**Input records**.
....
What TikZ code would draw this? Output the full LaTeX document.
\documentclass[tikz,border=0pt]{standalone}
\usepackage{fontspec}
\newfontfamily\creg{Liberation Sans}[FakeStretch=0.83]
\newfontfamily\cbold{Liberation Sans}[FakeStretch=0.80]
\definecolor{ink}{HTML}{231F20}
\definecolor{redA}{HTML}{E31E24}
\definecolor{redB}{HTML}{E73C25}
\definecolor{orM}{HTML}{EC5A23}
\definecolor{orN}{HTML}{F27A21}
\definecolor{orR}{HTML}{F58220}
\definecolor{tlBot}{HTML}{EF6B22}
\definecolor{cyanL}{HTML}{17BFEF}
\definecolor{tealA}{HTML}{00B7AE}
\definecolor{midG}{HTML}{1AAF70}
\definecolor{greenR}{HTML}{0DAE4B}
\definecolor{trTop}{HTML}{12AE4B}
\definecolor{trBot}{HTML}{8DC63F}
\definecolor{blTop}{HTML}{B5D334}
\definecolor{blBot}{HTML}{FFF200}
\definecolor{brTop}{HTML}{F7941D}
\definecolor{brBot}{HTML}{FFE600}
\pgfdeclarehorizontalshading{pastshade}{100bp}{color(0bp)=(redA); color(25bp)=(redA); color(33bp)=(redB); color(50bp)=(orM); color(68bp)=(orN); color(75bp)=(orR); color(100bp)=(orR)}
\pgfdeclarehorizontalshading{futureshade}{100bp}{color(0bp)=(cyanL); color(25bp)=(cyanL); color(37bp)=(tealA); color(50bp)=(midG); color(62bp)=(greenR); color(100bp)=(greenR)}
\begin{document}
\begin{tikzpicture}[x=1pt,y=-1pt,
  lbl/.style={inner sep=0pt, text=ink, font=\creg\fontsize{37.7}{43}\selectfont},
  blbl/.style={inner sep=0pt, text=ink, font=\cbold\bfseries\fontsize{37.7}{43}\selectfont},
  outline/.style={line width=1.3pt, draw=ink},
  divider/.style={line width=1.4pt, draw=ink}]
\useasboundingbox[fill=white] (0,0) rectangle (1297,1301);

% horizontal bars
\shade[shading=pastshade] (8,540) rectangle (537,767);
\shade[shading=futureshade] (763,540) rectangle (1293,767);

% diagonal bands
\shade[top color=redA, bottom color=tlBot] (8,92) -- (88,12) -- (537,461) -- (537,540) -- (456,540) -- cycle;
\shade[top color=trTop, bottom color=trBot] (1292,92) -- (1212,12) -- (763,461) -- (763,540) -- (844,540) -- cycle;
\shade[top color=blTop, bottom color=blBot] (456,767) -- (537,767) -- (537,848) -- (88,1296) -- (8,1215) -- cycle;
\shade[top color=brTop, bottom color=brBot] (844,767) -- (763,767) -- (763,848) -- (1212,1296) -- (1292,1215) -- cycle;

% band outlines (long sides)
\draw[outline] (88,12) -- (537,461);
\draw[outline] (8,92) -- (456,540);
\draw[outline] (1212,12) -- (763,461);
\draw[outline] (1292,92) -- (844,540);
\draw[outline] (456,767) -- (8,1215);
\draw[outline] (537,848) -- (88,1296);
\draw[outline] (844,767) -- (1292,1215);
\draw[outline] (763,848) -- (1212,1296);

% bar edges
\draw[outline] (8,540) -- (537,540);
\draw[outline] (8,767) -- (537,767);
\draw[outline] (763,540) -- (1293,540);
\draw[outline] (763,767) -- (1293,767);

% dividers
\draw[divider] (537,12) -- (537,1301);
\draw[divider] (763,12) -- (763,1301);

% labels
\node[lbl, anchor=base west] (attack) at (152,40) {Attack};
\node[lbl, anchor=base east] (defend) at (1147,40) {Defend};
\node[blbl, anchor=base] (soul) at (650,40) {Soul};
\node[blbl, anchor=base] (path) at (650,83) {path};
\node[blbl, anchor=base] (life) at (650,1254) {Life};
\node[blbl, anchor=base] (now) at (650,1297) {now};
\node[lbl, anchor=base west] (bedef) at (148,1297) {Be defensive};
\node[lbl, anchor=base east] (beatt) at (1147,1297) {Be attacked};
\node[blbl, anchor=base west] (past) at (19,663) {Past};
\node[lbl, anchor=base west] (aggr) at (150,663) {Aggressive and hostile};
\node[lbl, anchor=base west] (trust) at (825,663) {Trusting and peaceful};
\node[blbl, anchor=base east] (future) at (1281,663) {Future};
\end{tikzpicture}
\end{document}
....
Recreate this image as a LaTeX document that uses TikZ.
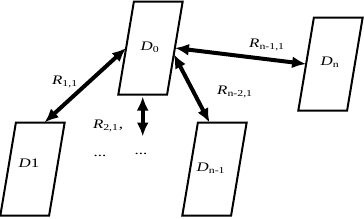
....
**Task**.
Both the line with "What TikZ code" and the line with "(1292,1215) -- cycle;" belong in the extract, along with every line between them; set down those lines exactly and only.

**Worked solution**.
What TikZ code would draw this? Output the full LaTeX document.
\documentclass[tikz,border=0pt]{standalone}
\usepackage{fontspec}
\newfontfamily\creg{Liberation Sans}[FakeStretch=0.83]
\newfontfamily\cbold{Liberation Sans}[FakeStretch=0.80]
\definecolor{ink}{HTML}{231F20}
\definecolor{redA}{HTML}{E31E24}
\definecolor{redB}{HTML}{E73C25}
\definecolor{orM}{HTML}{EC5A23}
\definecolor{orN}{HTML}{F27A21}
\definecolor{orR}{HTML}{F58220}
\definecolor{tlBot}{HTML}{EF6B22}
\definecolor{cyanL}{HTML}{17BFEF}
\definecolor{tealA}{HTML}{00B7AE}
\definecolor{midG}{HTML}{1AAF70}
\definecolor{greenR}{HTML}{0DAE4B}
\definecolor{trTop}{HTML}{12AE4B}
\definecolor{trBot}{HTML}{8DC63F}
\definecolor{blTop}{HTML}{B5D334}
\definecolor{blBot}{HTML}{FFF200}
\definecolor{brTop}{HTML}{F7941D}
\definecolor{brBot}{HTML}{FFE600}
\pgfdeclarehorizontalshading{pastshade}{100bp}{color(0bp)=(redA); color(25bp)=(redA); color(33bp)=(redB); color(50bp)=(orM); color(68bp)=(orN); color(75bp)=(orR); color(100bp)=(orR)}
\pgfdeclarehorizontalshading{futureshade}{100bp}{color(0bp)=(cyanL); color(25bp)=(cyanL); color(37bp)=(tealA); color(50bp)=(midG); color(62bp)=(greenR); color(100bp)=(greenR)}
\begin{document}
\begin{tikzpicture}[x=1pt,y=-1pt,
  lbl/.style={inner sep=0pt, text=ink, font=\creg\fontsize{37.7}{43}\selectfont},
  blbl/.style={inner sep=0pt, text=ink, font=\cbold\bfseries\fontsize{37.7}{43}\selectfont},
  outline/.style={line width=1.3pt, draw=ink},
  divider/.style={line width=1.4pt, draw=ink}]
\useasboundingbox[fill=white] (0,0) rectangle (1297,1301);

% horizontal bars
\shade[shading=pastshade] (8,540) rectangle (537,767);
\shade[shading=futureshade] (763,540) rectangle (1293,767);

% diagonal bands
\shade[top color=redA, bottom color=tlBot] (8,92) -- (88,12) -- (537,461) -- (537,540) -- (456,540) -- cycle;
\shade[top color=trTop, bottom color=trBot] (1292,92) -- (1212,12) -- (763,461) -- (763,540) -- (844,540) -- cycle;
\shade[top color=blTop, bottom color=blBot] (456,767) -- (537,767) -- (537,848) -- (88,1296) -- (8,1215) -- cycle;
\shade[top color=brTop, bottom color=brBot] (844,767) -- (763,767) -- (763,848) -- (1212,1296) -- (1292,1215) -- cycle;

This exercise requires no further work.